Preparing for and preventing public health threats like SARS in the United States requires a strong national public health infrastructure. Federal, state, tribal, and local public health authorities must collaborate with public and private sector partners in preparedness planning and emergency responses. Working to improve public health detection, prevention, and response capabilities requires effective training, additional resources, use of existing and new technologies, and public health law reform. Inadequacies in existing state public health laws can fail to authorize, or may even thwart, effective public health action. Law reform is needed to improve public health planning, detection, and response capabilities.

MSEHPA (and the forthcoming comprehensive model public health law) present a modern statutory framework of public health powers that allows public health authorities to better plan, detect, manage, and control public health emergencies. The provisions of the Act are balanced against the need to safeguard individual rights and property interests. Reaching this balance is not easy. Tradeoffs and compromise are inevitable.
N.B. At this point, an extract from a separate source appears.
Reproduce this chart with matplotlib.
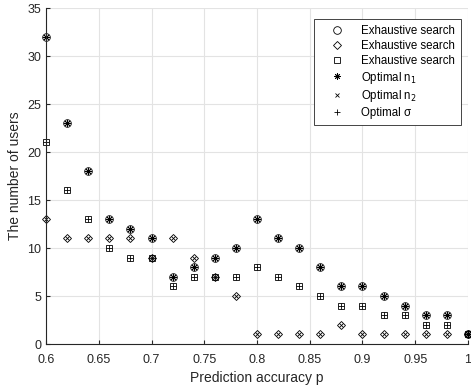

Legal reform may not be a panacea for the unforeseeable conflicts between individual and community interests that may arise from emerging threats like SARS. There continue to be sharp debates about the extent to which the state should restrict individual rights to safeguard the public's health and safety. Finding an acceptable balance that allows government to fulfill its duty to protect the public's health while respecting individual rights is a worthy goal. Ultimately at stake is the health of each individual, protected through a public health system that relies upon each person's contribution to the larger whole.